▶ _Exercise requirements_: Print exactly the lines from the first one down to the line containing "(8,8) -- (775,8);", both ends included, with no pictures and nothing else.

##############################

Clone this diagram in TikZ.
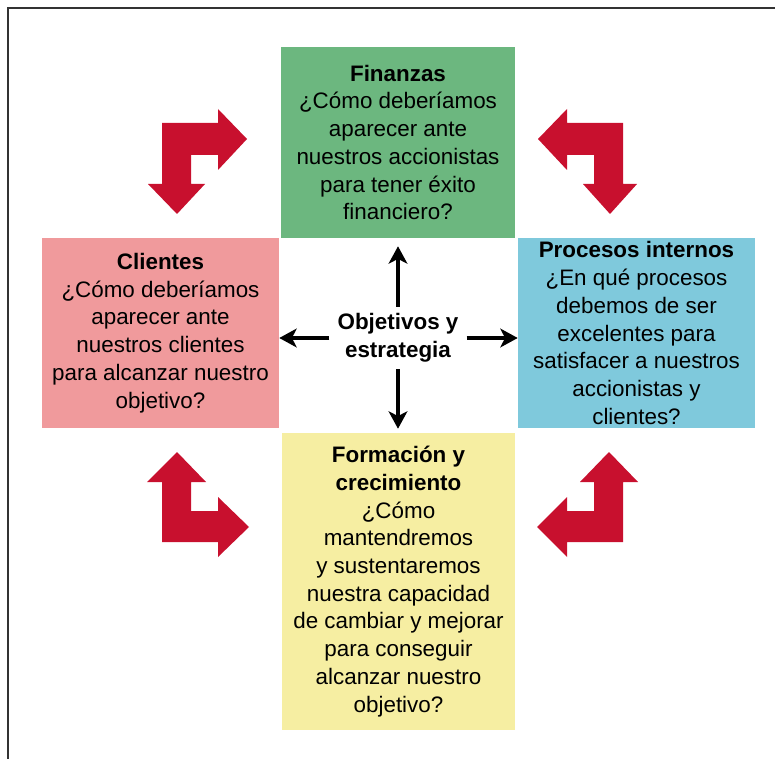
\documentclass[tikz,border=0pt]{standalone}
\usepackage{fontspec}
\setmainfont{Liberation Sans}
\usepackage{tikz}
\usetikzlibrary{arrows.meta}

\definecolor{fingreen}{RGB}{108,183,127}
\definecolor{clipink}{RGB}{240,154,156}
\definecolor{problue}{RGB}{127,201,220}
\definecolor{forayellow}{RGB}{246,238,162}
\definecolor{bentred}{RGB}{200,16,46}

\tikzset{
  quad/.style={inner sep=0pt, align=center, font=\fontsize{16.8}{20.8}\selectfont},
  goalarrow/.style={line width=2.8pt, -{Stealth[length=13pt, width=14pt, inset=3.5pt]}},
  bent/.style={fill=bentred}
}

\begin{document}
\begin{tikzpicture}[x=0.75pt, y=-0.75pt]
  \useasboundingbox (0,0) rectangle (775,759);

  % Frame
  \draw[line width=1.5pt, black!80] (8,759) -- (8,8) -- (775,8);

  % Define nodes
  \node[quad, fill=fingreen, minimum width=175.5pt, minimum height=143.25pt]
    (fin) at (398,142.5) {\textbf{Finanzas}\\¿Cómo deberíamos\\aparecer ante\\nuestros accionistas\\para tener éxito\\financiero?};
  \node[quad, fill=clipink, minimum width=177.75pt, minimum height=142.5pt]
    (cli) at (160.5,333) {\textbf{Clientes}\\¿Cómo deberíamos\\aparecer ante\\nuestros clientes\\para alcanzar nuestro\\objetivo?};
  \node[quad, fill=problue, minimum width=177.75pt, minimum height=142.5pt]
    (pro) at (636.5,333) {\textbf{Procesos internos}\\¿En qué procesos\\debemos de ser\\excelentes para\\satisfacer a nuestros\\accionistas y\\clientes?};
  \node[quad, fill=forayellow, minimum width=174.75pt, minimum height=222.75pt]
    (for) at (398.5,581.5) {\textbf{Formación y}\\\textbf{crecimiento}\\¿Cómo\\mantendremos\\y sustentaremos\\nuestra capacidad\\de cambiar y mejorar\\para conseguir\\alcanzar nuestro\\objetivo?};
  \node[quad, font=\fontsize{16.8}{20.8}\selectfont\bfseries, inner xsep=6pt, inner ysep=5pt]
    (goal) at (398,338) {Objetivos y\\estrategia};

  % Connect the nodes
  \draw[goalarrow, shorten >=6pt] (goal.north) -- (goal.north |- fin.south);
  \draw[goalarrow, shorten >=3pt] (goal.south) -- (goal.south |- for.north);
  \draw[goalarrow] (goal.west) -- (goal.west -| cli.east);
  \draw[goalarrow] (goal.east) -- (goal.east -| pro.west);

  % Bent arrows
  \fill[bent] (162,123) -- (218,123) -- (218,109) -- (247,139) -- (218,170) -- (218,155)
    -- (191,155) -- (191,184) -- (205,184) -- (177,214) -- (148,184) -- (162,184) -- cycle;
  \fill[bent] (623,123) -- (567,123) -- (567,109) -- (538,139) -- (567,170) -- (567,155)
    -- (594,155) -- (594,184) -- (583,184) -- (610,214) -- (637,184) -- (623,184) -- cycle;
  \fill[bent] (162,542) -- (218,542) -- (218,557) -- (249,527) -- (218,497) -- (218,511)
    -- (191,511) -- (191,482) -- (206,482) -- (177,452) -- (147,482) -- (162,482) -- cycle;
  \fill[bent] (623,542) -- (567,542) -- (567,557) -- (537,527) -- (567,497) -- (567,511)
    -- (594,511) -- (594,482) -- (580,482) -- (609,452) -- (638,482) -- (623,482) -- cycle;

\end{tikzpicture}
\end{document}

##############################

▶ _Written response_:
Clone this diagram in TikZ.
\documentclass[tikz,border=0pt]{standalone}
\usepackage{fontspec}
\setmainfont{Liberation Sans}
\usepackage{tikz}
\usetikzlibrary{arrows.meta}

\definecolor{fingreen}{RGB}{108,183,127}
\definecolor{clipink}{RGB}{240,154,156}
\definecolor{problue}{RGB}{127,201,220}
\definecolor{forayellow}{RGB}{246,238,162}
\definecolor{bentred}{RGB}{200,16,46}

\tikzset{
  quad/.style={inner sep=0pt, align=center, font=\fontsize{16.8}{20.8}\selectfont},
  goalarrow/.style={line width=2.8pt, -{Stealth[length=13pt, width=14pt, inset=3.5pt]}},
  bent/.style={fill=bentred}
}

\begin{document}
\begin{tikzpicture}[x=0.75pt, y=-0.75pt]
  \useasboundingbox (0,0) rectangle (775,759);

  % Frame
  \draw[line width=1.5pt, black!80] (8,759) -- (8,8) -- (775,8);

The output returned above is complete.